The kids emerge from the house as the evening begins to cool. We mix non-alcoholic cocktails for them as they take their places around the table and resume fiddling with their phones. Ray, who resembles Dustin from Stranger Things, is wearing a Ramones t-shirt, which impresses the hell out of me - although it admittedly doesn't take much. Ray performed his own songs for the drama group showcase, singing and accompanying himself on both piano and guitar, although obviously not at the same time. One of the songs - presumably his own composition - was effectively a protest song endorsing same sex attraction and all that good stuff, running in dramatic contrast to official school policy. I was half waiting for security guards to rush the stage and shut it all down.

Before we leave I tell Ray that I was the only kid at my own school who listened to the Ramones, all those centuries ago. It actually isn't a metaphor for anything, but I think he appreciates it on some level.

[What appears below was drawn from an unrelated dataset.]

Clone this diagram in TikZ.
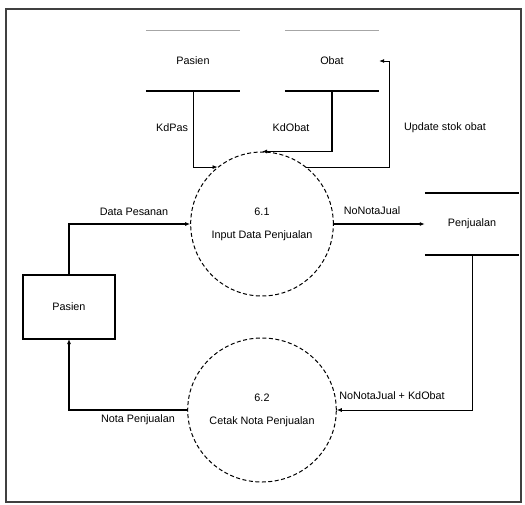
\documentclass[tikz,border=0pt]{standalone}
\usepackage{fontspec}
\setmainfont{Liberation Sans}
\usetikzlibrary{shapes.geometric,arrows.meta,calc}
\begin{document}
\begin{tikzpicture}[x=1pt,y=-1pt,
  txt/.style={font=\fontsize{10.8}{12}\selectfont, inner sep=0pt},
  proc/.style={draw, dash pattern=on 4pt off 2.5pt, line width=1pt, ellipse, minimum width=108pt, minimum height=144pt, inner sep=0pt, align=center, font=\fontsize{10.8}{23}\selectfont},
  store/.style={minimum width=94pt, minimum height=60pt, inner sep=0pt, font=\fontsize{10.8}{12}\selectfont},
  sline/.style={line width=1.8pt},
  flow/.style={line width=1.3pt, -{Latex[length=5pt,width=4pt]}},
  thinflow/.style={line width=0.8pt, -{Latex[length=5pt,width=4pt]}},
  entity/.style={draw, line width=1.1pt, minimum width=92pt, minimum height=63pt, inner sep=0pt, font=\fontsize{10.8}{12}\selectfont}
]
\useasboundingbox (0,0) rectangle (525,504);
\draw[line width=1.6pt, black!75] (6,9) rectangle (521,502);

% data stores
\node[store] (ps) at (193,61) {Pasien};
\draw[line width=1pt, black!35] (ps.north west) -- (ps.north east);
\draw[sline] (ps.south west) -- (ps.south east);
\node[store] (os) at (332,61) {Obat};
\draw[line width=1pt, black!35] (os.north west) -- (os.north east);
\draw[sline] (os.south west) -- (os.south east);
\node[store, minimum height=62pt] (pj) at (472,224) {Penjualan};
\draw[sline] (pj.north west) -- (pj.north east);
\draw[sline] (pj.south west) -- (pj.south east);

% entity
\node[entity] (pas) at (69,307) {Pasien};
\draw[sline] (pas.north west) -- (pas.north east);
\draw[sline] (pas.south west) -- (pas.south east);

% processes
\node[proc] (p1) at (262,224) {6.1\\Input Data Penjualan};
\node[proc] (p2) at (262,410) {6.2\\Cetak Nota Penjualan};

% flows
\draw[flow] (pas.north) |- (p1.west);
\draw[flow] (p1.east) -- (pj.west);
\draw[thinflow] (ps.south) |- (p1.128);
\draw[flow] (os.south) |- (p1.north);
\coordinate (upd) at (389,61);
\draw[thinflow] (p1.52) -| (upd) -- (os.east);
\draw[thinflow] (pj.south) |- (p2.east);
\draw[flow] (p2.west) -| (pas.south);

% labels
\node[txt] (l1) at (134,212) {Data Pesanan};
\node[txt] (l2) at (372,211) {NoNotaJual};
\node[txt] (l3) at (172,128) {KdPas};
\node[txt] (l4) at (291,128) {KdObat};
\node[txt] (l5) at (445,128) {Update stok obat};
\node[txt] (l6) at (392,396) {NoNotaJual + KdObat};
\node[txt] (l7) at (138,420) {Nota Penjualan};
\end{tikzpicture}
\end{document}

It's June and school is over, and it's been a strange end to the scholastic year, albeit in a good way, none of which was predicted by anything in the endlessly stuffy graduation speeches. Our nineteen-year old sits at a table playing with his phone in the company of his peers, because they're now peers rather than other kids from school. He already knows what he'll be doing in September and is looking forward to it. He's weird and awkward, but nothing like so awkward as I was at the same age; and he has more friends now than I probably had until I was in my thirties; and the parties I attended were horrible. We had booze and all the other stuff with which one is expected to engage as a teenager, but we also had monosyllabic sculpture students sniffing marker pens and some raggedy looking arsehole doing hot knives in a hygienically questionable kitchen. Times have changed, and at least some of it has been for the better.